AIM:
Return all of the data exactly, with nothing left out but the pictures.

* * * * * * * * *

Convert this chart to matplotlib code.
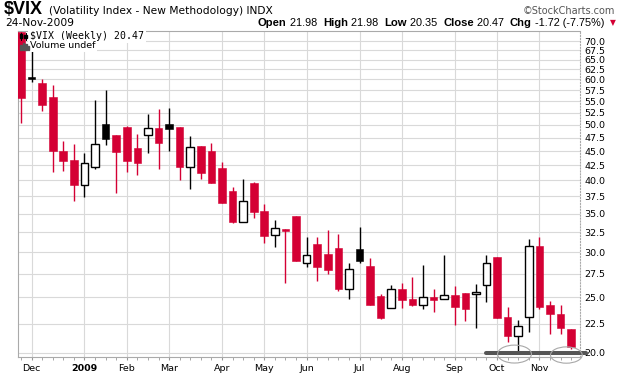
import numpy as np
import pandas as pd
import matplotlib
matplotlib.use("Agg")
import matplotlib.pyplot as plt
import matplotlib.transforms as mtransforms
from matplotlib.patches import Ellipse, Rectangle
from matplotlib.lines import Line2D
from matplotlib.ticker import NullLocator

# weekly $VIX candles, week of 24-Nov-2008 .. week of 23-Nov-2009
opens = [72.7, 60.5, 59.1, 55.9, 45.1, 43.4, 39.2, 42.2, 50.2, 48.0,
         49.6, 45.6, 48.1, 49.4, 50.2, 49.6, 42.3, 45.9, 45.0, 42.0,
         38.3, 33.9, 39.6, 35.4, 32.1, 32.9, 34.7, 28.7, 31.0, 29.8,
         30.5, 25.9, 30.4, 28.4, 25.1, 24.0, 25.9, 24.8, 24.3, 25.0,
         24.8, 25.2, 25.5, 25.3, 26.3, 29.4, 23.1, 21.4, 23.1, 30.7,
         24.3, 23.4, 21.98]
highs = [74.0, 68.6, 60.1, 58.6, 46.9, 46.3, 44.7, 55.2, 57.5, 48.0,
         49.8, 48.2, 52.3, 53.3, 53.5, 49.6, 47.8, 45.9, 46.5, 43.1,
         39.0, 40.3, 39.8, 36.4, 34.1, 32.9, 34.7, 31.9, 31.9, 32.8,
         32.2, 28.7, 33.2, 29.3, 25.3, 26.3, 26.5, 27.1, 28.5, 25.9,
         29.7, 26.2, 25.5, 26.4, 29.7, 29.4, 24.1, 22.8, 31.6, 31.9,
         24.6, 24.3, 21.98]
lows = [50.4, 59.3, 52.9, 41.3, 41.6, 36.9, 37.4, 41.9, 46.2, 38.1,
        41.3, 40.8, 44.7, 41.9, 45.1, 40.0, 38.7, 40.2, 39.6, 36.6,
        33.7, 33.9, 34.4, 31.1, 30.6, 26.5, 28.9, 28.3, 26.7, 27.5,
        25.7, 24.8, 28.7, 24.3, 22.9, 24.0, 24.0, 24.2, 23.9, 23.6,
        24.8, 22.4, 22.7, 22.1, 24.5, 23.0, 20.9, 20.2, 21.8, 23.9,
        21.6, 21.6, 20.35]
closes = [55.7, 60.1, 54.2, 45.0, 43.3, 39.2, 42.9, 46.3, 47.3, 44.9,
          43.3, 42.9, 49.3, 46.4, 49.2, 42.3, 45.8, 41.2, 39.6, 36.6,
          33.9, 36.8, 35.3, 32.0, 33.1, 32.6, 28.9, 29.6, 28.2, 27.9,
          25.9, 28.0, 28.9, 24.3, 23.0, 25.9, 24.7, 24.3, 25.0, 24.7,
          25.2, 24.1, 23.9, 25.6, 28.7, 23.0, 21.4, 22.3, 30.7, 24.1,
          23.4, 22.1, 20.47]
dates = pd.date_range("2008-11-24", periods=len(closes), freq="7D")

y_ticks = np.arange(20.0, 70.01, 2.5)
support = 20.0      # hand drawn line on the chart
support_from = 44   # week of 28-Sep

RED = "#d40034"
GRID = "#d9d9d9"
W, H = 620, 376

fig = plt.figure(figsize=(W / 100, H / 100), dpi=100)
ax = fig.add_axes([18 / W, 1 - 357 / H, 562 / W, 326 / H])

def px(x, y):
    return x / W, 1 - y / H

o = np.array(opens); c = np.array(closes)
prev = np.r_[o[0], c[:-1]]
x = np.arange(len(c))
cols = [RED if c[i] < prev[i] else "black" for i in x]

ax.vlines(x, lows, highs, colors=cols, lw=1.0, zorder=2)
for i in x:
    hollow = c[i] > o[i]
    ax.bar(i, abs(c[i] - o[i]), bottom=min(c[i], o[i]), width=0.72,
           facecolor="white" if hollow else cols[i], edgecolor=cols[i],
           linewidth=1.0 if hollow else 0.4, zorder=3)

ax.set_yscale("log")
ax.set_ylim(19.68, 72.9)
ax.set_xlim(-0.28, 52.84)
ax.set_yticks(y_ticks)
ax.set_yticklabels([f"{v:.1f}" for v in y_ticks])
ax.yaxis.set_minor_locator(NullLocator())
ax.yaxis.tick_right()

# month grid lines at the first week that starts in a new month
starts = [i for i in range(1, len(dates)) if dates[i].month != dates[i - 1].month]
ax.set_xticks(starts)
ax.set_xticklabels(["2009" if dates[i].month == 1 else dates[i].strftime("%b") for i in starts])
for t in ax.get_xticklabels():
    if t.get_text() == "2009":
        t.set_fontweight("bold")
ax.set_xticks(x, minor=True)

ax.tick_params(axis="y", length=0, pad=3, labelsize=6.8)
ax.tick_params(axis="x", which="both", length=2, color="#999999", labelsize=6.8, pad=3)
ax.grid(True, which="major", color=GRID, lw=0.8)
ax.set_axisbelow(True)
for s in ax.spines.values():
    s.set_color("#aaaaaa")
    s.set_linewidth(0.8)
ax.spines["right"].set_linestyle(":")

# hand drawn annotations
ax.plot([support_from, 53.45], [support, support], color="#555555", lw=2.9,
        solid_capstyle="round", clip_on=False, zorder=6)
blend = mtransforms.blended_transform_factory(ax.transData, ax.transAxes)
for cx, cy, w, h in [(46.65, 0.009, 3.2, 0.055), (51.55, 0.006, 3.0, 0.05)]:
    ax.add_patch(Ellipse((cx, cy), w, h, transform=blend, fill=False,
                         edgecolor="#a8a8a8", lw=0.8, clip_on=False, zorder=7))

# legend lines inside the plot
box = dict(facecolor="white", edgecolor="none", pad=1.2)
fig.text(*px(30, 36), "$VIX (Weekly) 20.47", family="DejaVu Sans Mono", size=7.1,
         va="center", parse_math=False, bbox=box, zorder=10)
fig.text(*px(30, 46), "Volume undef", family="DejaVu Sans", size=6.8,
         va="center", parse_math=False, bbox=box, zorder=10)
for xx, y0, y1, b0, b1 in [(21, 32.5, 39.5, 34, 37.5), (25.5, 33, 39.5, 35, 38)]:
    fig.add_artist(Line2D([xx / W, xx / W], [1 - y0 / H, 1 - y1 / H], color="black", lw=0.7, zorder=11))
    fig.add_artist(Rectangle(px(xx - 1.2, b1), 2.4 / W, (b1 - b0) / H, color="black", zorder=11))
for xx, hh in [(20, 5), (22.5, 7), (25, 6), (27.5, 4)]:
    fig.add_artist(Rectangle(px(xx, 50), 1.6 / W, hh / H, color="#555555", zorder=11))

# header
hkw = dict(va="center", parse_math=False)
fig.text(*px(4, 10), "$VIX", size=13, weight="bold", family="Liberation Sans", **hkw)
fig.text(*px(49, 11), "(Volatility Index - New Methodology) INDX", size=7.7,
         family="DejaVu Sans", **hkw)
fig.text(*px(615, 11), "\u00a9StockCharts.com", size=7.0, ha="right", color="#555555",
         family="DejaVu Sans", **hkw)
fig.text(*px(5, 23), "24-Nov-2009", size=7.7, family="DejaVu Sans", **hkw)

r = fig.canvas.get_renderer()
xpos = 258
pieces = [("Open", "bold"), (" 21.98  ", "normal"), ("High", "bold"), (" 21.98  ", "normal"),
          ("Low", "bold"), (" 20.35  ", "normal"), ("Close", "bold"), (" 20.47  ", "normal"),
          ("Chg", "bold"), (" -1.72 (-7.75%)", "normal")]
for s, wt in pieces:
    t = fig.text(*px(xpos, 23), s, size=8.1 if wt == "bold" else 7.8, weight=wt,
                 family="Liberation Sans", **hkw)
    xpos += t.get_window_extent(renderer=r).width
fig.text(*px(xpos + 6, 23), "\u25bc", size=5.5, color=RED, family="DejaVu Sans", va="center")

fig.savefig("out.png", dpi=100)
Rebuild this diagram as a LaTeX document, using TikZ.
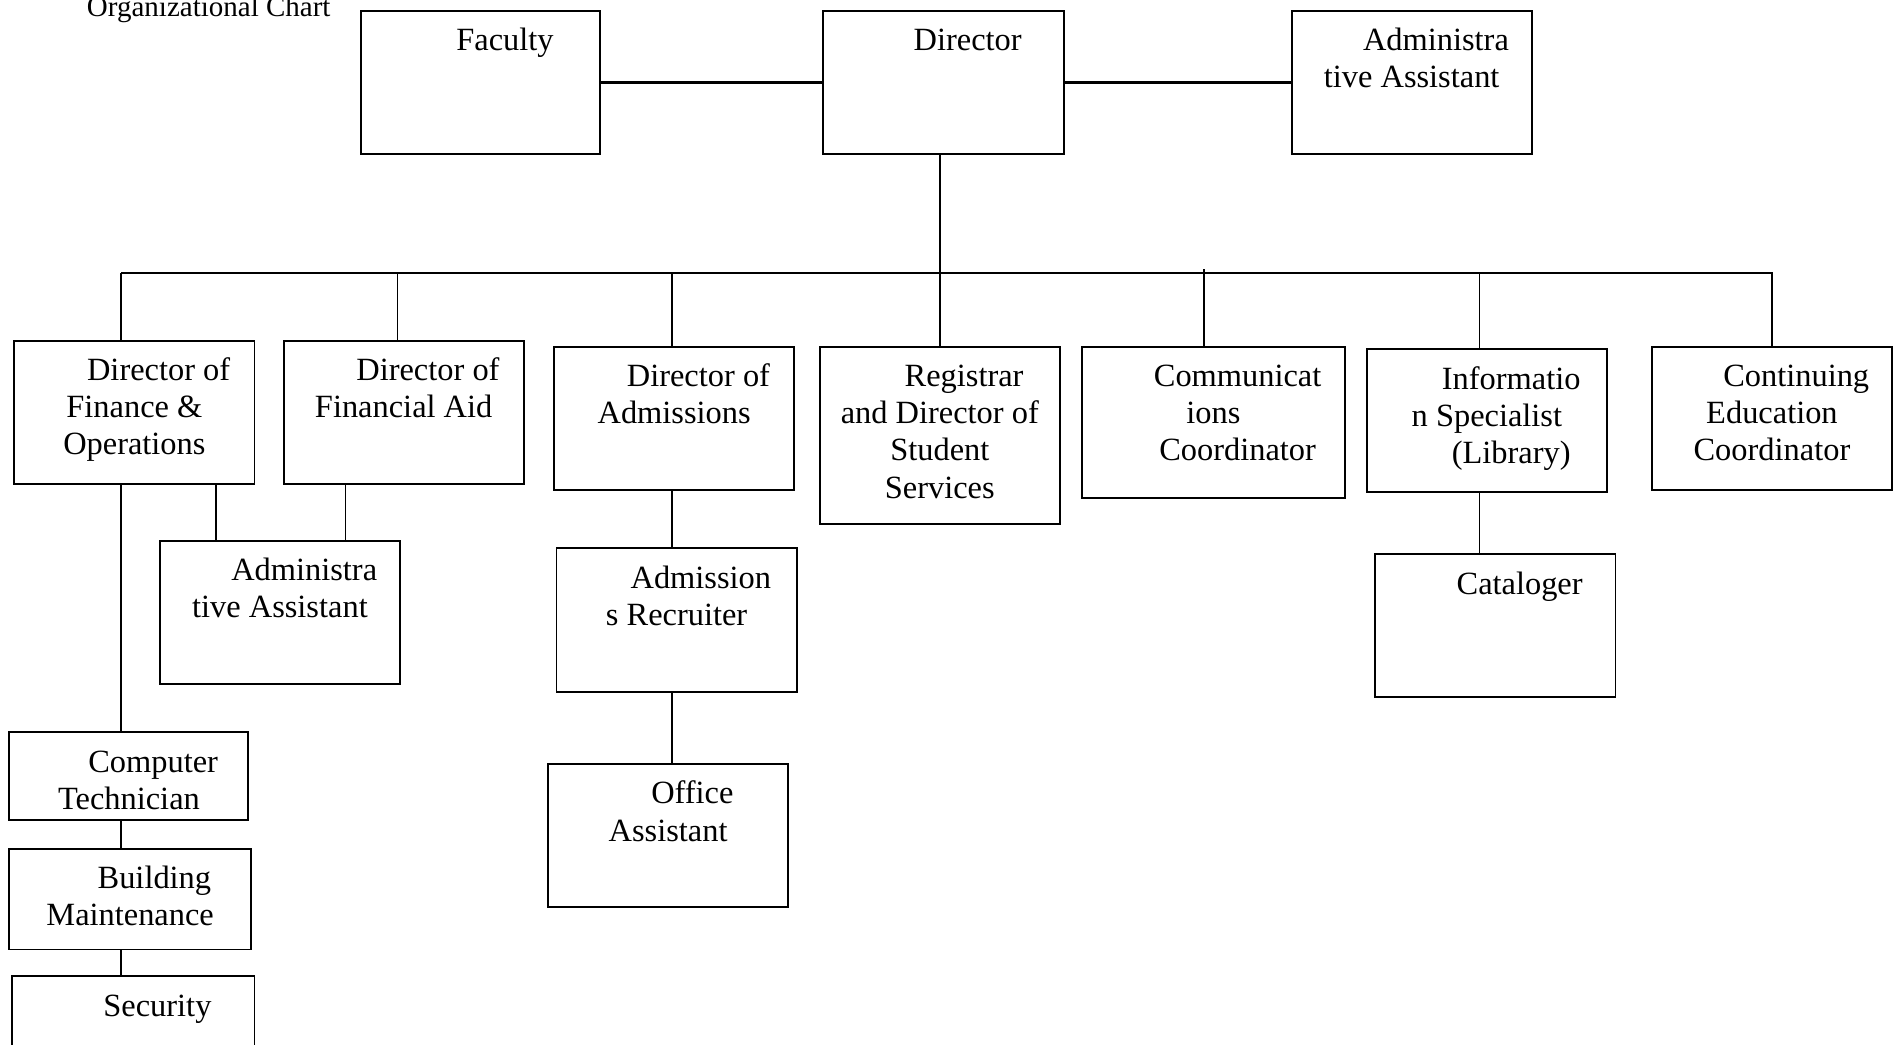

* * * * * * * * *

SOLUTION:
Convert this chart to matplotlib code.
import numpy as np
import pandas as pd
import matplotlib
matplotlib.use("Agg")
import matplotlib.pyplot as plt
import matplotlib.transforms as mtransforms
from matplotlib.patches import Ellipse, Rectangle
from matplotlib.lines import Line2D
from matplotlib.ticker import NullLocator

# weekly $VIX candles, week of 24-Nov-2008 .. week of 23-Nov-2009
opens = [72.7, 60.5, 59.1, 55.9, 45.1, 43.4, 39.2, 42.2, 50.2, 48.0,
         49.6, 45.6, 48.1, 49.4, 50.2, 49.6, 42.3, 45.9, 45.0, 42.0,
         38.3, 33.9, 39.6, 35.4, 32.1, 32.9, 34.7, 28.7, 31.0, 29.8,
         30.5, 25.9, 30.4, 28.4, 25.1, 24.0, 25.9, 24.8, 24.3, 25.0,
         24.8, 25.2, 25.5, 25.3, 26.3, 29.4, 23.1, 21.4, 23.1, 30.7,
         24.3, 23.4, 21.98]
highs = [74.0, 68.6, 60.1, 58.6, 46.9, 46.3, 44.7, 55.2, 57.5, 48.0,
         49.8, 48.2, 52.3, 53.3, 53.5, 49.6, 47.8, 45.9, 46.5, 43.1,
         39.0, 40.3, 39.8, 36.4, 34.1, 32.9, 34.7, 31.9, 31.9, 32.8,
         32.2, 28.7, 33.2, 29.3, 25.3, 26.3, 26.5, 27.1, 28.5, 25.9,
         29.7, 26.2, 25.5, 26.4, 29.7, 29.4, 24.1, 22.8, 31.6, 31.9,
         24.6, 24.3, 21.98]
lows = [50.4, 59.3, 52.9, 41.3, 41.6, 36.9, 37.4, 41.9, 46.2, 38.1,
        41.3, 40.8, 44.7, 41.9, 45.1, 40.0, 38.7, 40.2, 39.6, 36.6,
        33.7, 33.9, 34.4, 31.1, 30.6, 26.5, 28.9, 28.3, 26.7, 27.5,
        25.7, 24.8, 28.7, 24.3, 22.9, 24.0, 24.0, 24.2, 23.9, 23.6,
        24.8, 22.4, 22.7, 22.1, 24.5, 23.0, 20.9, 20.2, 21.8, 23.9,
        21.6, 21.6, 20.35]
closes = [55.7, 60.1, 54.2, 45.0, 43.3, 39.2, 42.9, 46.3, 47.3, 44.9,
          43.3, 42.9, 49.3, 46.4, 49.2, 42.3, 45.8, 41.2, 39.6, 36.6,
          33.9, 36.8, 35.3, 32.0, 33.1, 32.6, 28.9, 29.6, 28.2, 27.9,
          25.9, 28.0, 28.9, 24.3, 23.0, 25.9, 24.7, 24.3, 25.0, 24.7,
          25.2, 24.1, 23.9, 25.6, 28.7, 23.0, 21.4, 22.3, 30.7, 24.1,
          23.4, 22.1, 20.47]
dates = pd.date_range("2008-11-24", periods=len(closes), freq="7D")

y_ticks = np.arange(20.0, 70.01, 2.5)
support = 20.0      # hand drawn line on the chart
support_from = 44   # week of 28-Sep

RED = "#d40034"
GRID = "#d9d9d9"
W, H = 620, 376

fig = plt.figure(figsize=(W / 100, H / 100), dpi=100)
ax = fig.add_axes([18 / W, 1 - 357 / H, 562 / W, 326 / H])

def px(x, y):
    return x / W, 1 - y / H

o = np.array(opens); c = np.array(closes)
prev = np.r_[o[0], c[:-1]]
x = np.arange(len(c))
cols = [RED if c[i] < prev[i] else "black" for i in x]

ax.vlines(x, lows, highs, colors=cols, lw=1.0, zorder=2)
for i in x:
    hollow = c[i] > o[i]
    ax.bar(i, abs(c[i] - o[i]), bottom=min(c[i], o[i]), width=0.72,
           facecolor="white" if hollow else cols[i], edgecolor=cols[i],
           linewidth=1.0 if hollow else 0.4, zorder=3)

ax.set_yscale("log")
ax.set_ylim(19.68, 72.9)
ax.set_xlim(-0.28, 52.84)
ax.set_yticks(y_ticks)
ax.set_yticklabels([f"{v:.1f}" for v in y_ticks])
ax.yaxis.set_minor_locator(NullLocator())
ax.yaxis.tick_right()

# month grid lines at the first week that starts in a new month
starts = [i for i in range(1, len(dates)) if dates[i].month != dates[i - 1].month]
ax.set_xticks(starts)
ax.set_xticklabels(["2009" if dates[i].month == 1 else dates[i].strftime("%b") for i in starts])
for t in ax.get_xticklabels():
    if t.get_text() == "2009":
        t.set_fontweight("bold")
ax.set_xticks(x, minor=True)

ax.tick_params(axis="y", length=0, pad=3, labelsize=6.8)
ax.tick_params(axis="x", which="both", length=2, color="#999999", labelsize=6.8, pad=3)
ax.grid(True, which="major", color=GRID, lw=0.8)
ax.set_axisbelow(True)
for s in ax.spines.values():
    s.set_color("#aaaaaa")
    s.set_linewidth(0.8)
ax.spines["right"].set_linestyle(":")

# hand drawn annotations
ax.plot([support_from, 53.45], [support, support], color="#555555", lw=2.9,
        solid_capstyle="round", clip_on=False, zorder=6)
blend = mtransforms.blended_transform_factory(ax.transData, ax.transAxes)
for cx, cy, w, h in [(46.65, 0.009, 3.2, 0.055), (51.55, 0.006, 3.0, 0.05)]:
    ax.add_patch(Ellipse((cx, cy), w, h, transform=blend, fill=False,
                         edgecolor="#a8a8a8", lw=0.8, clip_on=False, zorder=7))

# legend lines inside the plot
box = dict(facecolor="white", edgecolor="none", pad=1.2)
fig.text(*px(30, 36), "$VIX (Weekly) 20.47", family="DejaVu Sans Mono", size=7.1,
         va="center", parse_math=False, bbox=box, zorder=10)
fig.text(*px(30, 46), "Volume undef", family="DejaVu Sans", size=6.8,
         va="center", parse_math=False, bbox=box, zorder=10)
for xx, y0, y1, b0, b1 in [(21, 32.5, 39.5, 34, 37.5), (25.5, 33, 39.5, 35, 38)]:
    fig.add_artist(Line2D([xx / W, xx / W], [1 - y0 / H, 1 - y1 / H], color="black", lw=0.7, zorder=11))
    fig.add_artist(Rectangle(px(xx - 1.2, b1), 2.4 / W, (b1 - b0) / H, color="black", zorder=11))
for xx, hh in [(20, 5), (22.5, 7), (25, 6), (27.5, 4)]:
    fig.add_artist(Rectangle(px(xx, 50), 1.6 / W, hh / H, color="#555555", zorder=11))

# header
hkw = dict(va="center", parse_math=False)
fig.text(*px(4, 10), "$VIX", size=13, weight="bold", family="Liberation Sans", **hkw)
fig.text(*px(49, 11), "(Volatility Index - New Methodology) INDX", size=7.7,
         family="DejaVu Sans", **hkw)
fig.text(*px(615, 11), "\u00a9StockCharts.com", size=7.0, ha="right", color="#555555",
         family="DejaVu Sans", **hkw)
fig.text(*px(5, 23), "24-Nov-2009", size=7.7, family="DejaVu Sans", **hkw)

r = fig.canvas.get_renderer()
xpos = 258
pieces = [("Open", "bold"), (" 21.98  ", "normal"), ("High", "bold"), (" 21.98  ", "normal"),
          ("Low", "bold"), (" 20.35  ", "normal"), ("Close", "bold"), (" 20.47  ", "normal"),
          ("Chg", "bold"), (" -1.72 (-7.75%)", "normal")]
for s, wt in pieces:
    t = fig.text(*px(xpos, 23), s, size=8.1 if wt == "bold" else 7.8, weight=wt,
                 family="Liberation Sans", **hkw)
    xpos += t.get_window_extent(renderer=r).width
fig.text(*px(xpos + 6, 23), "\u25bc", size=5.5, color=RED, family="DejaVu Sans", va="center")

fig.savefig("out.png", dpi=100)
Rebuild this diagram as a LaTeX document, using TikZ.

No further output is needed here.